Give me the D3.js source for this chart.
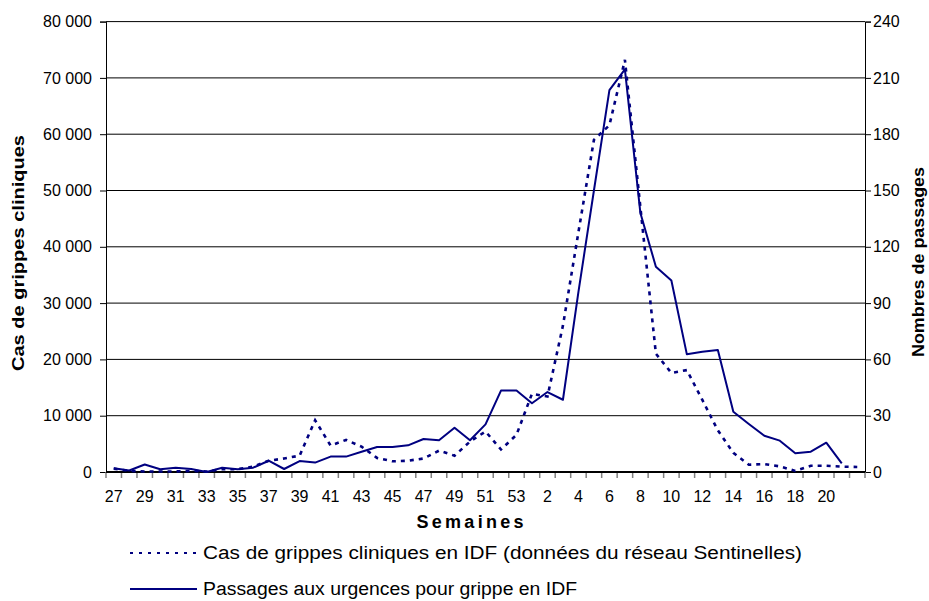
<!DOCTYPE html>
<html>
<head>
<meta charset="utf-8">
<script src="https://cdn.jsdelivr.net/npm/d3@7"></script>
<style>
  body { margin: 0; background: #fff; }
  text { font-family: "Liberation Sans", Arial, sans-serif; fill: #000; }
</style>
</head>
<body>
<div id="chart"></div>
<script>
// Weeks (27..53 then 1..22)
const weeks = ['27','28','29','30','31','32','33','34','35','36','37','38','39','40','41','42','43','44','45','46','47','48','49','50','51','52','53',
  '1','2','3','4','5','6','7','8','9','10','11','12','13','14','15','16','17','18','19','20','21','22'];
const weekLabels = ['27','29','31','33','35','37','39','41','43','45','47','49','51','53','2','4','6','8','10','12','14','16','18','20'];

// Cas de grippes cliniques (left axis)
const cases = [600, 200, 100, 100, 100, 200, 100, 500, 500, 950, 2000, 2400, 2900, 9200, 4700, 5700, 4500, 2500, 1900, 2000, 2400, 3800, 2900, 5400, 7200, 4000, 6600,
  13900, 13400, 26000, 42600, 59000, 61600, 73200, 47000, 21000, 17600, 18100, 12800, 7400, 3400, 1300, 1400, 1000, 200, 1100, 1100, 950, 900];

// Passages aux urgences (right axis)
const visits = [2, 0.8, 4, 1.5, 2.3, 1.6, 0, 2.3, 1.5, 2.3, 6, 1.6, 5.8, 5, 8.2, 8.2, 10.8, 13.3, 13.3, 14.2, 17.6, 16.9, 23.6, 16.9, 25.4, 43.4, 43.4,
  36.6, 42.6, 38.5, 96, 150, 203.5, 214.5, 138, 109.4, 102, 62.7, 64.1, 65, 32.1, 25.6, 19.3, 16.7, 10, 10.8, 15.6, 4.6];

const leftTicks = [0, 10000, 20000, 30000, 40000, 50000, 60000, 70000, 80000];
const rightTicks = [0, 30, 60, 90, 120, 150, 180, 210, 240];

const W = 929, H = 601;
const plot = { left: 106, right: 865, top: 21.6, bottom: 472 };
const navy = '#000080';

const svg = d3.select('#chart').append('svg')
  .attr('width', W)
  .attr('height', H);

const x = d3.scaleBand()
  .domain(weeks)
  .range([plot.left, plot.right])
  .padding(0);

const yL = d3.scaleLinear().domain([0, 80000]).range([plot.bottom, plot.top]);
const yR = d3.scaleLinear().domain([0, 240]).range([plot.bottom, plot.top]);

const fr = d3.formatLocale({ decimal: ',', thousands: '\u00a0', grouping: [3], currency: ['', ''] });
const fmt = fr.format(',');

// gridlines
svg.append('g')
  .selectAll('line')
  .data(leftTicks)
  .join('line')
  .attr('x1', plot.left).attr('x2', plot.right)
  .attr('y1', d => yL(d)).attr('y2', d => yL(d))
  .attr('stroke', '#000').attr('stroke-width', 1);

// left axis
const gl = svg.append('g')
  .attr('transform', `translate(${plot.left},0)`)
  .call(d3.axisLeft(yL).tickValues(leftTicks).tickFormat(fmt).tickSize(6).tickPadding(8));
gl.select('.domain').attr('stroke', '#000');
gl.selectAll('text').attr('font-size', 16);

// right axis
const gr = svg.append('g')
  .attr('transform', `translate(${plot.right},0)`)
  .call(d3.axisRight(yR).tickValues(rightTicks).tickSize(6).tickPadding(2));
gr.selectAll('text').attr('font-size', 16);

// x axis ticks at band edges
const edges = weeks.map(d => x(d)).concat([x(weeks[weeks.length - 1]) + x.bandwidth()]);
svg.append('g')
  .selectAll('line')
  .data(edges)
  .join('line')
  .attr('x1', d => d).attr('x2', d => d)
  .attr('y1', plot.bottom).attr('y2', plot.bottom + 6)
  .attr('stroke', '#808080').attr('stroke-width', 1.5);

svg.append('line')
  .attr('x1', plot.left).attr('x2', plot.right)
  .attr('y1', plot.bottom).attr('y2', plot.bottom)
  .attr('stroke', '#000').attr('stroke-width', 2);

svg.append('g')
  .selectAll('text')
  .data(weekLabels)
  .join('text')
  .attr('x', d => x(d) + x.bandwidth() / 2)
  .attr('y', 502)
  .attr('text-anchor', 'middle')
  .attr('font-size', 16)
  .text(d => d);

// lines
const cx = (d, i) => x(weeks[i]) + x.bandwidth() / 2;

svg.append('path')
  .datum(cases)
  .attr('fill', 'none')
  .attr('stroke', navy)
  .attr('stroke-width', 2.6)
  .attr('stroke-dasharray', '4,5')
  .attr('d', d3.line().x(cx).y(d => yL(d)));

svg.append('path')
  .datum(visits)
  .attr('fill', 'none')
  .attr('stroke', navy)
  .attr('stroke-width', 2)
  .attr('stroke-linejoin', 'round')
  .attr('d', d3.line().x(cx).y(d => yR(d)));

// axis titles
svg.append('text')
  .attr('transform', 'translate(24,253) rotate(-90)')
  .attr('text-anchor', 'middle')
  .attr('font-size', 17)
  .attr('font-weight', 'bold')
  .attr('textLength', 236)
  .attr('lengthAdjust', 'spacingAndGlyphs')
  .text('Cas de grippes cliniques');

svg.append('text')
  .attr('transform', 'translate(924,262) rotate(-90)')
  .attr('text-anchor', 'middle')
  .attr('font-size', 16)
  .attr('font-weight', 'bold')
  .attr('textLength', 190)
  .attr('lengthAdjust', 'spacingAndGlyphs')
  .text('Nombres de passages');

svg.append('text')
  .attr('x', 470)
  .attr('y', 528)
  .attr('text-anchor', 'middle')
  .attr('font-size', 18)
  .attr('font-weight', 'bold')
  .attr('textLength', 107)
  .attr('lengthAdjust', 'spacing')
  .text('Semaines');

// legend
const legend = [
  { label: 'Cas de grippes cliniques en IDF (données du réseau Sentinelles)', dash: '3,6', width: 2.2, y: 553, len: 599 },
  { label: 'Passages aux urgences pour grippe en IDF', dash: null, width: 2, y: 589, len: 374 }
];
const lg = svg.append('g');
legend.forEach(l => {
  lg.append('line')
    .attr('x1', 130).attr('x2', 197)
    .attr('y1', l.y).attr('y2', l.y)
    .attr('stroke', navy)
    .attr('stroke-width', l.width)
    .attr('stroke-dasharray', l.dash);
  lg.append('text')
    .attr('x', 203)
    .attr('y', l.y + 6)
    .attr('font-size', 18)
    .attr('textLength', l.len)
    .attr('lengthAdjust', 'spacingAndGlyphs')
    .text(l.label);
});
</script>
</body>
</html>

§ Instructions to follow: Without the pictures, transcribe the listing above exactly.

§ Task result:
Give me the D3.js source for this chart.
<!DOCTYPE html>
<html>
<head>
<meta charset="utf-8">
<script src="https://cdn.jsdelivr.net/npm/d3@7"></script>
<style>
  body { margin: 0; background: #fff; }
  text { font-family: "Liberation Sans", Arial, sans-serif; fill: #000; }
</style>
</head>
<body>
<div id="chart"></div>
<script>
// Weeks (27..53 then 1..22)
const weeks = ['27','28','29','30','31','32','33','34','35','36','37','38','39','40','41','42','43','44','45','46','47','48','49','50','51','52','53',
  '1','2','3','4','5','6','7','8','9','10','11','12','13','14','15','16','17','18','19','20','21','22'];
const weekLabels = ['27','29','31','33','35','37','39','41','43','45','47','49','51','53','2','4','6','8','10','12','14','16','18','20'];

// Cas de grippes cliniques (left axis)
const cases = [600, 200, 100, 100, 100, 200, 100, 500, 500, 950, 2000, 2400, 2900, 9200, 4700, 5700, 4500, 2500, 1900, 2000, 2400, 3800, 2900, 5400, 7200, 4000, 6600,
  13900, 13400, 26000, 42600, 59000, 61600, 73200, 47000, 21000, 17600, 18100, 12800, 7400, 3400, 1300, 1400, 1000, 200, 1100, 1100, 950, 900];

// Passages aux urgences (right axis)
const visits = [2, 0.8, 4, 1.5, 2.3, 1.6, 0, 2.3, 1.5, 2.3, 6, 1.6, 5.8, 5, 8.2, 8.2, 10.8, 13.3, 13.3, 14.2, 17.6, 16.9, 23.6, 16.9, 25.4, 43.4, 43.4,
  36.6, 42.6, 38.5, 96, 150, 203.5, 214.5, 138, 109.4, 102, 62.7, 64.1, 65, 32.1, 25.6, 19.3, 16.7, 10, 10.8, 15.6, 4.6];

const leftTicks = [0, 10000, 20000, 30000, 40000, 50000, 60000, 70000, 80000];
const rightTicks = [0, 30, 60, 90, 120, 150, 180, 210, 240];

const W = 929, H = 601;
const plot = { left: 106, right: 865, top: 21.6, bottom: 472 };
const navy = '#000080';

const svg = d3.select('#chart').append('svg')
  .attr('width', W)
  .attr('height', H);

const x = d3.scaleBand()
  .domain(weeks)
  .range([plot.left, plot.right])
  .padding(0);

const yL = d3.scaleLinear().domain([0, 80000]).range([plot.bottom, plot.top]);
const yR = d3.scaleLinear().domain([0, 240]).range([plot.bottom, plot.top]);

const fr = d3.formatLocale({ decimal: ',', thousands: '\u00a0', grouping: [3], currency: ['', ''] });
const fmt = fr.format(',');

// gridlines
svg.append('g')
  .selectAll('line')
  .data(leftTicks)
  .join('line')
  .attr('x1', plot.left).attr('x2', plot.right)
  .attr('y1', d => yL(d)).attr('y2', d => yL(d))
  .attr('stroke', '#000').attr('stroke-width', 1);

// left axis
const gl = svg.append('g')
  .attr('transform', `translate(${plot.left},0)`)
  .call(d3.axisLeft(yL).tickValues(leftTicks).tickFormat(fmt).tickSize(6).tickPadding(8));
gl.select('.domain').attr('stroke', '#000');
gl.selectAll('text').attr('font-size', 16);

// right axis
const gr = svg.append('g')
  .attr('transform', `translate(${plot.right},0)`)
  .call(d3.axisRight(yR).tickValues(rightTicks).tickSize(6).tickPadding(2));
gr.selectAll('text').attr('font-size', 16);

// x axis ticks at band edges
const edges = weeks.map(d => x(d)).concat([x(weeks[weeks.length - 1]) + x.bandwidth()]);
svg.append('g')
  .selectAll('line')
  .data(edges)
  .join('line')
  .attr('x1', d => d).attr('x2', d => d)
  .attr('y1', plot.bottom).attr('y2', plot.bottom + 6)
  .attr('stroke', '#808080').attr('stroke-width', 1.5);

svg.append('line')
  .attr('x1', plot.left).attr('x2', plot.right)
  .attr('y1', plot.bottom).attr('y2', plot.bottom)
  .attr('stroke', '#000').attr('stroke-width', 2);

svg.append('g')
  .selectAll('text')
  .data(weekLabels)
  .join('text')
  .attr('x', d => x(d) + x.bandwidth() / 2)
  .attr('y', 502)
  .attr('text-anchor', 'middle')
  .attr('font-size', 16)
  .text(d => d);

// lines
const cx = (d, i) => x(weeks[i]) + x.bandwidth() / 2;

svg.append('path')
  .datum(cases)
  .attr('fill', 'none')
  .attr('stroke', navy)
  .attr('stroke-width', 2.6)
  .attr('stroke-dasharray', '4,5')
  .attr('d', d3.line().x(cx).y(d => yL(d)));

svg.append('path')
  .datum(visits)
  .attr('fill', 'none')
  .attr('stroke', navy)
  .attr('stroke-width', 2)
  .attr('stroke-linejoin', 'round')
  .attr('d', d3.line().x(cx).y(d => yR(d)));

// axis titles
svg.append('text')
  .attr('transform', 'translate(24,253) rotate(-90)')
  .attr('text-anchor', 'middle')
  .attr('font-size', 17)
  .attr('font-weight', 'bold')
  .attr('textLength', 236)
  .attr('lengthAdjust', 'spacingAndGlyphs')
  .text('Cas de grippes cliniques');

svg.append('text')
  .attr('transform', 'translate(924,262) rotate(-90)')
  .attr('text-anchor', 'middle')
  .attr('font-size', 16)
  .attr('font-weight', 'bold')
  .attr('textLength', 190)
  .attr('lengthAdjust', 'spacingAndGlyphs')
  .text('Nombres de passages');

svg.append('text')
  .attr('x', 470)
  .attr('y', 528)
  .attr('text-anchor', 'middle')
  .attr('font-size', 18)
  .attr('font-weight', 'bold')
  .attr('textLength', 107)
  .attr('lengthAdjust', 'spacing')
  .text('Semaines');

// legend
const legend = [
  { label: 'Cas de grippes cliniques en IDF (données du réseau Sentinelles)', dash: '3,6', width: 2.2, y: 553, len: 599 },
  { label: 'Passages aux urgences pour grippe en IDF', dash: null, width: 2, y: 589, len: 374 }
];
const lg = svg.append('g');
legend.forEach(l => {
  lg.append('line')
    .attr('x1', 130).attr('x2', 197)
    .attr('y1', l.y).attr('y2', l.y)
    .attr('stroke', navy)
    .attr('stroke-width', l.width)
    .attr('stroke-dasharray', l.dash);
  lg.append('text')
    .attr('x', 203)
    .attr('y', l.y + 6)
    .attr('font-size', 18)
    .attr('textLength', l.len)
    .attr('lengthAdjust', 'spacingAndGlyphs')
    .text(l.label);
});
</script>
</body>
</html>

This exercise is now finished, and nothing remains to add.